Usability (was: Re: Erlang vs Java)

Richard A. O'Keefe ok@REDACTED
Tue Sep 13 05:17:40 CEST 2005


Dustin Sallings <dustin@REDACTED> wrote:
	     1)  He said it's hard to read, but didn't give much of an  
	indication as to how it was difficult to read.
	
Let's be accurate in our quotation, shall we?

	My first comment is that I found it very difficult to read.

that's not a general assertion that it *is* hard to read (which I would
take as meaning the text is bad) but a specific statement that *I* found
it difficult to read (which means that there is a presentation problem).
But there was detail:

	basically all I saw was a sea of black with a few dots of
	colour here and there.

If you want technical detail, the page is very heavy-handed with CSS,
and on one of the pages where I checked, the CSS wasn't quite legal.
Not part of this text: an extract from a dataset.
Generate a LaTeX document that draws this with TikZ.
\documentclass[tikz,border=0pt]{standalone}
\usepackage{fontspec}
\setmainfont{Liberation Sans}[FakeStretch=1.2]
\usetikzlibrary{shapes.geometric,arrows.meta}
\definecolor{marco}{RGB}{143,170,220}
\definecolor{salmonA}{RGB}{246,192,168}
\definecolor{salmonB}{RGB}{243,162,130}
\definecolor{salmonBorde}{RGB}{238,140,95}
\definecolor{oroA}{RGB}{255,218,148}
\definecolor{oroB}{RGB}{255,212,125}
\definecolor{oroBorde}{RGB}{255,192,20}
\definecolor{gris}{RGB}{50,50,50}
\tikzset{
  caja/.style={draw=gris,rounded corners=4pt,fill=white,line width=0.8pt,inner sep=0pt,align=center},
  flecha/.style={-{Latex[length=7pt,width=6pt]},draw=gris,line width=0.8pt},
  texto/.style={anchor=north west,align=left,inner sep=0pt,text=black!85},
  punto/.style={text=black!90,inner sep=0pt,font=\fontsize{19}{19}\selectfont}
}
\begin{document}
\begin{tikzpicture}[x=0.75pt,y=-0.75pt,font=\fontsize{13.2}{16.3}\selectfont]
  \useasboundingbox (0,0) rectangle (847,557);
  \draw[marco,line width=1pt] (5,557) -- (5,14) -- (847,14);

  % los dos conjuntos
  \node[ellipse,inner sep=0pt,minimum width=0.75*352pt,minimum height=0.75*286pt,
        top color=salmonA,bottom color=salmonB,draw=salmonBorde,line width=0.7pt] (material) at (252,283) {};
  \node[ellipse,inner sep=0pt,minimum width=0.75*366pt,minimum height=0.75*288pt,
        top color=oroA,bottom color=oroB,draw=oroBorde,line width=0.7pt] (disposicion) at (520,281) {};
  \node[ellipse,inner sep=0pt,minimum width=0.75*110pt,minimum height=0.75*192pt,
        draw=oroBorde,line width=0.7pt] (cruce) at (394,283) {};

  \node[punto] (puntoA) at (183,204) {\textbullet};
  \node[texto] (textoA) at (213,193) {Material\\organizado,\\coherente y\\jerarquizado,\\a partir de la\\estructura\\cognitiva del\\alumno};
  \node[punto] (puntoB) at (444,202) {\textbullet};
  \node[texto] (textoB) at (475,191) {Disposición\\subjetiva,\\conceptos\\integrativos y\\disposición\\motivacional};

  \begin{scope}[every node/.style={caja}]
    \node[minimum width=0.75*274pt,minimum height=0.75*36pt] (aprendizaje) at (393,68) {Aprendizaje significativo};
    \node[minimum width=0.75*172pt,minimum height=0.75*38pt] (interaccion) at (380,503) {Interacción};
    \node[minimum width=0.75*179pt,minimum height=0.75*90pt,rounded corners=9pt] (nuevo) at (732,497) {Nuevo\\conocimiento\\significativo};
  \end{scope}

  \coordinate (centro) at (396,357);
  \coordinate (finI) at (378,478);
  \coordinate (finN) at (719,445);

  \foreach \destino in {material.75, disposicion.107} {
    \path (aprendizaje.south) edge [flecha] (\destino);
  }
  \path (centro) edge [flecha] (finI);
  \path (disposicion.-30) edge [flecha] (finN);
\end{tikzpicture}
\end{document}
But it's surely clear that it's a matter of messing with colours &c.

The reference to http//useit.com  takes you to a link
"Why this site has almost no graphics", which is relevant.
The "Alertbox" link takes you to a page where you see
Read these first:  [Usability 101] and [Top ten mistakes of web design].
In the latter, mistake 5 has the very clear advice

	Respect the user's preferences

and mistake 8, "Violating Design Conventions", is pretty much at the
heart of the issue.

	Jakob's Law of the Web User Experience states that
	"users spend most of their time on _other_ websites."
	
	This means that they form their expectations for your site
	based on what's commonly done on most other sites.
	If you deviate, your site will be harder to use and users will leave.

(It's off-topic, but the "worst example" in mistake 10 is one that has
personally made me very cross indeed with a number of software vendors
including one Prolog vendor.  This guy just has so much good sense.)

At the foot of that page, there are links to other lists, including three
versions of the classic "Top Ten Mistakes in Web Design."  "Non-Standard
Link Colours" was number 8 originally, it's subsumed by the current #8.

	     2)  In a private message, he described what the page looked like  
	to him, and it was not what was specified (``In this year's Mozilla,  
	it prints as pale grey on white.'').
	
That's not how it *looked* on screen, but how it *prints*.
And it prints that way because fancy colours on the screen *usually*
print very badly on a black and white printer.  Anyone who uses CSS
heavily should use the CSS2 @media feature to provide separate
@media print and @media screen rule-sets, because what works well for
one often doesn't work well for the other.
	
	     For #2, this sounds like user error.

What possible user error could there be?
Type
	mozilla "the URL goes here"
on the command line, see page, select File|Print, clicky clicky to make
it happen, the right page appears on the printer.  It's just that it's
a page which uses a lot of CSS that messes with colours and didn't use
@media print to fix that for printing.

	The web page specifically called for a black background, which
	is how it was rendered on my screen.

Setting a black background is in itself a pretty big web design botch.
Over the last week I must have visited about a dozen blogs; this was the
*only* one that tried to impose heavy styling on what is, let's face it,
basically straightforward text.  To repeat the quotation from Mistake 8:

	If you deviate, your site will be harder to use
	and users will leave.

The heavy styhling in this blog is a sufficient deviation that normally
I would just leave at once.

Importantly, though, how a page is rendered on a colour *screen* (which
I commented on for Netscape, and it was clear from that comment that I
*did* get a black background) and how it is *printed* on a black-and-white
printer are two different things.

	In order to get the background to be white, one would have  
	to either be using a browser that doesn't understand web standards,  
	or one would've had to have partially overridden what the designer  
	had requested.

In order to think that it's a user error, you have to misread what the
user actually wrote.  The relevant keyword was *PRINT*.

	     So, in summary, when I said it's not a valid complaint, perhaps  
	I should've said it's not a constructive complaint.

Maybe you should have tried reading it more carefully.